Dataset entries:

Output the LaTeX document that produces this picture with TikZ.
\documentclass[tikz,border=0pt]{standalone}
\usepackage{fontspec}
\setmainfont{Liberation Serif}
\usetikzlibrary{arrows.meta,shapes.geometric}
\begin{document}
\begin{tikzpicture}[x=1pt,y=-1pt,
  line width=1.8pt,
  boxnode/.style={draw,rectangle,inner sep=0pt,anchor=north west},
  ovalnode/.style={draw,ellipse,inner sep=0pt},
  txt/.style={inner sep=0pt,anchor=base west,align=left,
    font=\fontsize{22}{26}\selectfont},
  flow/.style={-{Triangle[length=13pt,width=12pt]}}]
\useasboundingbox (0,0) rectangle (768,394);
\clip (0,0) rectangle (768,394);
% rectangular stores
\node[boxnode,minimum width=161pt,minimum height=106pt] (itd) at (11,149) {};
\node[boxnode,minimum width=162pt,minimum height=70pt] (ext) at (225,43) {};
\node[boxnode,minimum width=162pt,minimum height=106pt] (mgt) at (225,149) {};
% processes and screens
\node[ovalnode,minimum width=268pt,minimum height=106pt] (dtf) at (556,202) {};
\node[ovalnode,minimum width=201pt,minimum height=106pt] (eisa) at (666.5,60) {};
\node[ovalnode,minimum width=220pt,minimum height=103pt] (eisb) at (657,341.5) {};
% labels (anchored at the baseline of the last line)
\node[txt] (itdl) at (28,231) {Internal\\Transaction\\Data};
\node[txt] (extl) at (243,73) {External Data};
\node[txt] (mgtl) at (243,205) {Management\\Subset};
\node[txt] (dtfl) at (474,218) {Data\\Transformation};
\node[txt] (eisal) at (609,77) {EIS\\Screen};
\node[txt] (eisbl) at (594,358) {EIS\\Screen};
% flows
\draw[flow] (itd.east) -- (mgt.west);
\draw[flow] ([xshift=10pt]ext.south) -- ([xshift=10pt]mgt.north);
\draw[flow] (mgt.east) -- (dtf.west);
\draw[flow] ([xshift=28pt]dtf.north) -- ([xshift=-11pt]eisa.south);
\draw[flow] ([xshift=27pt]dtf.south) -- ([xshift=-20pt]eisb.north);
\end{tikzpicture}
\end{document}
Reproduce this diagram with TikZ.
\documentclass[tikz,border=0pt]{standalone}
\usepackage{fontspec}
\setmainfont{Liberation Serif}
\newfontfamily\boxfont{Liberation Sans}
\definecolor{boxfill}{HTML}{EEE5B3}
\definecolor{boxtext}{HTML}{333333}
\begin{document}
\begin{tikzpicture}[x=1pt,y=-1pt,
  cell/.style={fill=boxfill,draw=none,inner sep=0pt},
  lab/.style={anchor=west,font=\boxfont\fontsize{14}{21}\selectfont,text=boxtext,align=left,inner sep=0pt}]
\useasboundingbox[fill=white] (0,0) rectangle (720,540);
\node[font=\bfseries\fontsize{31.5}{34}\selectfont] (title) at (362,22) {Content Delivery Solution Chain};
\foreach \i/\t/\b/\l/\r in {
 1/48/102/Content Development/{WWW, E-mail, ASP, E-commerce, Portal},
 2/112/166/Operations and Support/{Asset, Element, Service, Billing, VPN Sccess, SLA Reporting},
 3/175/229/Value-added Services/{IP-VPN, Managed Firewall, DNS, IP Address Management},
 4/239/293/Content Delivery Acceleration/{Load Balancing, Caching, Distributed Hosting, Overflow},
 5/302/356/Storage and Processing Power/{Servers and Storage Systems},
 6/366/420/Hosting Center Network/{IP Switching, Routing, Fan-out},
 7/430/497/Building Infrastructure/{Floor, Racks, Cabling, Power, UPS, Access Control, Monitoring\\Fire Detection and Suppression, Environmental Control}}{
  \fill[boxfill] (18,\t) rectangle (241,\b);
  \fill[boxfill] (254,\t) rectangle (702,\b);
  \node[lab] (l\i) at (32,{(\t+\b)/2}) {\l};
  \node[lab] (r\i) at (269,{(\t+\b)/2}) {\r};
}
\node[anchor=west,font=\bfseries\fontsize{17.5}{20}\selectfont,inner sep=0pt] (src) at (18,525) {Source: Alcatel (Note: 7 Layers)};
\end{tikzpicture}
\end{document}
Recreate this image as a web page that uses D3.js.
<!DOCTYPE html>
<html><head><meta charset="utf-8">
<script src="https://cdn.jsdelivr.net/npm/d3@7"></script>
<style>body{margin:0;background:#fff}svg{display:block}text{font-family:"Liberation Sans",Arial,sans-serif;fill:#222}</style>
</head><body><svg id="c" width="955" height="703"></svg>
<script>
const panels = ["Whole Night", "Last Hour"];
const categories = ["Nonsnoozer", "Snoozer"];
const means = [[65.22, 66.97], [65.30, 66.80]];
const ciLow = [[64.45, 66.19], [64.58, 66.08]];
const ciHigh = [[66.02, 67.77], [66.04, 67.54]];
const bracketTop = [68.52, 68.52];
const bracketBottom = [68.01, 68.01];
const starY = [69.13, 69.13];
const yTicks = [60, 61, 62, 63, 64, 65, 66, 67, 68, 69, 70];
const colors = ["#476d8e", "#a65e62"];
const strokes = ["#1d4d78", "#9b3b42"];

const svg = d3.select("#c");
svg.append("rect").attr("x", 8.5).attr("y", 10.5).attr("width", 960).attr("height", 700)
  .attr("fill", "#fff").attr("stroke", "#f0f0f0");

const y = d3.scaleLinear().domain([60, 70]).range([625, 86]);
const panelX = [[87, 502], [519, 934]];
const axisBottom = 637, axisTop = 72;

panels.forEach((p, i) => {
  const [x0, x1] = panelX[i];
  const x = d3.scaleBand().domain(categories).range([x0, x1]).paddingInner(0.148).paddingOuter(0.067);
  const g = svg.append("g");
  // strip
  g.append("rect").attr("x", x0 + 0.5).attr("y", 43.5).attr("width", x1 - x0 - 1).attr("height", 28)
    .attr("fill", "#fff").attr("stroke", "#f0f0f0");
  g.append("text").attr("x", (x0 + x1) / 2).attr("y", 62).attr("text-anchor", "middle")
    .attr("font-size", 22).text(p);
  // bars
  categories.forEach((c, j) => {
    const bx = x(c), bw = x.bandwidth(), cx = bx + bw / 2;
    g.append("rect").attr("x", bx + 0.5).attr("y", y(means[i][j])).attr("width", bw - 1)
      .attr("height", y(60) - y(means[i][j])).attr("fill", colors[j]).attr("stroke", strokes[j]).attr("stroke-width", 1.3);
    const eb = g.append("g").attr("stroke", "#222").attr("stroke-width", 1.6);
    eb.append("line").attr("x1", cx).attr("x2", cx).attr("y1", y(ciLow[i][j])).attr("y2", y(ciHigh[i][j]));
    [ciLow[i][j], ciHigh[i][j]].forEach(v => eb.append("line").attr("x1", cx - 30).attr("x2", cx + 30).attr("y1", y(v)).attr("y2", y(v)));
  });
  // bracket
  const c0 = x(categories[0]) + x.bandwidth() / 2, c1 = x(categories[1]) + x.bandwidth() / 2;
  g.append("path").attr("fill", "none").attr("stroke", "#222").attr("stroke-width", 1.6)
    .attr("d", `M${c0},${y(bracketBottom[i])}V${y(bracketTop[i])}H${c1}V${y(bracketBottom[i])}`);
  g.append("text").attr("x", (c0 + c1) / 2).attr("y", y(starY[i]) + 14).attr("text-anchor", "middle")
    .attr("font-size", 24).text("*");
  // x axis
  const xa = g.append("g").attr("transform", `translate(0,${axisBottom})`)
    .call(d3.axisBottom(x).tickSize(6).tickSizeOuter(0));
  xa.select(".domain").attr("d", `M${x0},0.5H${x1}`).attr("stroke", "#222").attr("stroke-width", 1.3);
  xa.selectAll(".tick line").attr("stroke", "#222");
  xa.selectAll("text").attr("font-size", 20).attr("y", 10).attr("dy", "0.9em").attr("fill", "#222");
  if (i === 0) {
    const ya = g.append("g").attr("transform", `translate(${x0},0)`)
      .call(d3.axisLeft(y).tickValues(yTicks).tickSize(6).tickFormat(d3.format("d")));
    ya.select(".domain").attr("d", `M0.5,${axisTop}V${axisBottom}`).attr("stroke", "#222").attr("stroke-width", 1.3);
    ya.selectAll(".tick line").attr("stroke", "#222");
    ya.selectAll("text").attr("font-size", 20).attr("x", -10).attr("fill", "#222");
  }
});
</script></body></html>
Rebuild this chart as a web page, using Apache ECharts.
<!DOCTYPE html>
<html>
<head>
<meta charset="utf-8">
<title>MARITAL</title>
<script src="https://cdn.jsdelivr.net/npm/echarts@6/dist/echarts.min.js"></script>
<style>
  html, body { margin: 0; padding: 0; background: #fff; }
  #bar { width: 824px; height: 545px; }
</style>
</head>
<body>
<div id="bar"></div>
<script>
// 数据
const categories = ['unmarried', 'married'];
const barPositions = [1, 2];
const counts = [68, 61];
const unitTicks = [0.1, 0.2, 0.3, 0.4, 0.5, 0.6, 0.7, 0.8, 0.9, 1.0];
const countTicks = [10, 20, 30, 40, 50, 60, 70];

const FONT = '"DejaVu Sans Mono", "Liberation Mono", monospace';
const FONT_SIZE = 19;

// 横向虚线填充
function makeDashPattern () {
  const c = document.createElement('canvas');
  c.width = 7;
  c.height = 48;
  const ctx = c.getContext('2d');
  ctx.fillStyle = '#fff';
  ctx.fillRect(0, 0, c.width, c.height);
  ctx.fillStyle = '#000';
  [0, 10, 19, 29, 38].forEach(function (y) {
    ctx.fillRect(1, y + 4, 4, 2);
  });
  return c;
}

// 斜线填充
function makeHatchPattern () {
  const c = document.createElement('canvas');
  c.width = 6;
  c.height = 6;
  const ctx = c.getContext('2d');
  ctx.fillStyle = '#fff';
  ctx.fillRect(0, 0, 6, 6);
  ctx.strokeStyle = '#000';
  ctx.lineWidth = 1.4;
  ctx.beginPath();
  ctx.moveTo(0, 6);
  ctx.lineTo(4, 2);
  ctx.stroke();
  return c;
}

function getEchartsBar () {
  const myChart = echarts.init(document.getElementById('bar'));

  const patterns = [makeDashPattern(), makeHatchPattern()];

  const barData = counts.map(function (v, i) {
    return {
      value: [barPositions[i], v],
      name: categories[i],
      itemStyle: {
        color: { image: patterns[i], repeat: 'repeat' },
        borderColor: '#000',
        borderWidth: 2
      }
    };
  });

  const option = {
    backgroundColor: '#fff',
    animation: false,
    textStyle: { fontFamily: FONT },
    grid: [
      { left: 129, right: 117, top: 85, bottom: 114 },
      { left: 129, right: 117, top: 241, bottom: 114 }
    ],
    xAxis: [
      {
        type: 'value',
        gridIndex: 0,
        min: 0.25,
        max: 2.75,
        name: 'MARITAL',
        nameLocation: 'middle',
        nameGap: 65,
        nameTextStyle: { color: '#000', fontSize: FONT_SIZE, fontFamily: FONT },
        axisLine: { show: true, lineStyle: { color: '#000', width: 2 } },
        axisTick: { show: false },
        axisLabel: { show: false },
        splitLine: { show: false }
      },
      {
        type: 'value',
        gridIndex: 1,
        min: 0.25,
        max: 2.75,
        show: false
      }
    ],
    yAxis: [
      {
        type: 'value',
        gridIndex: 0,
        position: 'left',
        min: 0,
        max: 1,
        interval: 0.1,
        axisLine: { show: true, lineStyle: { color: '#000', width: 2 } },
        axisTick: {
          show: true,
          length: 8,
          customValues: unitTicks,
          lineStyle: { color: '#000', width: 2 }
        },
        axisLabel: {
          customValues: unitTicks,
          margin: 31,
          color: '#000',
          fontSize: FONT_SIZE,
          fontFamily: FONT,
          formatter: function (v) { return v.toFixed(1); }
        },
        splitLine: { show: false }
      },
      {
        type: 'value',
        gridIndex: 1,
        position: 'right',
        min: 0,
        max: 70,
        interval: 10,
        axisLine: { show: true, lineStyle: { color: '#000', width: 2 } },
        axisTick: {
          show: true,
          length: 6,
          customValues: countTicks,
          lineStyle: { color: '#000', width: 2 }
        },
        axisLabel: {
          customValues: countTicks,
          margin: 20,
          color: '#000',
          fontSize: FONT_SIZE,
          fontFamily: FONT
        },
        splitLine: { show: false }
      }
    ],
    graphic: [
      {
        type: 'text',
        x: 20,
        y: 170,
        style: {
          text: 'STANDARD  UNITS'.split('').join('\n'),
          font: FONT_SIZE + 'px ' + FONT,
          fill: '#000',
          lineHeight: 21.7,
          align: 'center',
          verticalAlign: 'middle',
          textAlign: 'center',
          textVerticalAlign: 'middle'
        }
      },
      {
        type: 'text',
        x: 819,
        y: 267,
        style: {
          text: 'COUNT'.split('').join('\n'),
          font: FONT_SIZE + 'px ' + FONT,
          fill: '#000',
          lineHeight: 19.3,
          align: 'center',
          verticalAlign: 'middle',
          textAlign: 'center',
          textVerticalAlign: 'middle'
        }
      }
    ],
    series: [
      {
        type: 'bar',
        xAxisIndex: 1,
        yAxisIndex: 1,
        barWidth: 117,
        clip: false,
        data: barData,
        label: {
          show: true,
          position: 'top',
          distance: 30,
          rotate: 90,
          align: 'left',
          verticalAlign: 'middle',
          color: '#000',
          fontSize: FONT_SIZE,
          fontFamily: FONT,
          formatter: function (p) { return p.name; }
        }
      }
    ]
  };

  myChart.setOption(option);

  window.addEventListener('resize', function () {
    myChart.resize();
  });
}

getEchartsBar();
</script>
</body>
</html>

Problem: From the data above, copy each line that has the string "with".

Correct output:
Output the LaTeX document that produces this picture with TikZ.
Reproduce this diagram with TikZ.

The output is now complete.